The finished version was to be 800 feet (250 metres) long and 200 feet (60 metres) in diameter. Two steam locomotive engines would provide the power that was to send this hurtling from one side of the Atlantic to the other in just 10 hours, according to reports at the time.

Forget paddle wheels! This invention
had two water-wheels, one each side,
turned by the ship's motion and
working the pumps on the ship.
From Popular Science.
This claimed time got Knapp's roller-boat (implying a terrifying speed of 300 mph, 500 km/h) was probably an error.  The top speed is given elsewhere as 60 mph (100 km/h), which would give a crossing-time of more like 50 hours. In reality, the 110 foot (33 metre) test model never went faster than 6 mph (10 km/h) in trials.

Picture a giant rolling pin with fins, rotating at 25 rpm, containing two locomotive engines (one at each end), a terrified court and a hopefully sedated sovereign, rolling over the seas, perhaps at 500 km/h, more probably at 100 km/h, but still appearing out of nowhere, flattening fishing smacks, wiping out whales, and crushing any icebergs foolish enough to stand in its way.

Looking at the illustration, one might be forgiven for wondering quite how the vessel was steered, and how the helmsman was able to see.  The design called for two cylinders, one inside the other. The outside one rolled and used fins to drive the "vessel" forward.
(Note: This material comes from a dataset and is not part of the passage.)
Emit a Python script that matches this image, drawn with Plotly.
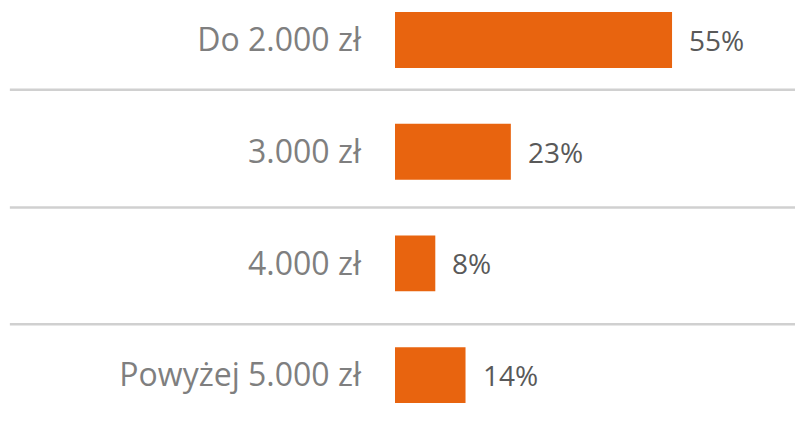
import plotly.graph_objects as go

categories = ["Do 2.000 zł", "3.000 zł", "4.000 zł", "Powyżej 5.000 zł"]
values = [55, 23, 8, 14]
value_labels = ["55%", "23%", "8%", "14%"]
separators = [0.446, 1.5, 2.545]

BAR = "#E8640F"

fig = go.Figure(go.Bar(
    y=categories, x=values, orientation="h",
    marker=dict(color=BAR, line=dict(width=0)),
    width=0.5,
    hoverinfo="skip",
))

for c, v, t in zip(categories, values, value_labels):
    fig.add_annotation(x=v, y=c, text=t, xanchor="left", yanchor="middle",
                       xshift=15, yshift=0, showarrow=False,
                       font=dict(family="Open Sans", size=28, color="#595959"))

for s in separators:
    fig.add_shape(type="line", xref="paper", yref="y",
                  x0=-0.944, x1=1.0, y0=s, y1=s,
                  line=dict(color="#D0D0D0", width=2.5), layer="below")

fig.update_layout(
    width=795, height=431,
    margin=dict(l=387, r=0, t=0, b=0, autoexpand=False),
    plot_bgcolor="white", paper_bgcolor="white",
    showlegend=False,
    xaxis=dict(range=[0, 81], visible=False, automargin=False),
    yaxis=dict(
        range=[3.572, -0.2865], type="category", automargin=False,
        showgrid=False, zeroline=False, showline=False,
        ticks="", ticklabelstandoff=33,
        tickfont=dict(family="Open Sans", size=32, color="#7F7F7F"),
    ),
)

fig.write_html("out.html")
Knapp had a variety of plans: one was a ship able to carry 4 million bushels of grain.

Scientific American.
Another planned use was as a troop carrier that could deliver 30,000 troops and hundreds of tons of equipment, but all that ever got built was a small model that crossed the St Lawrence at low speed, and missing a channel, became stranded on soft mud, where it was surrounded by snow and ice.

In the end, the trial craft was hauled off and moored, then it broke loose in 1907, and eventually, it was buried in landfill in 1927.

At least this last one was never going to sail across the oceans, I hope.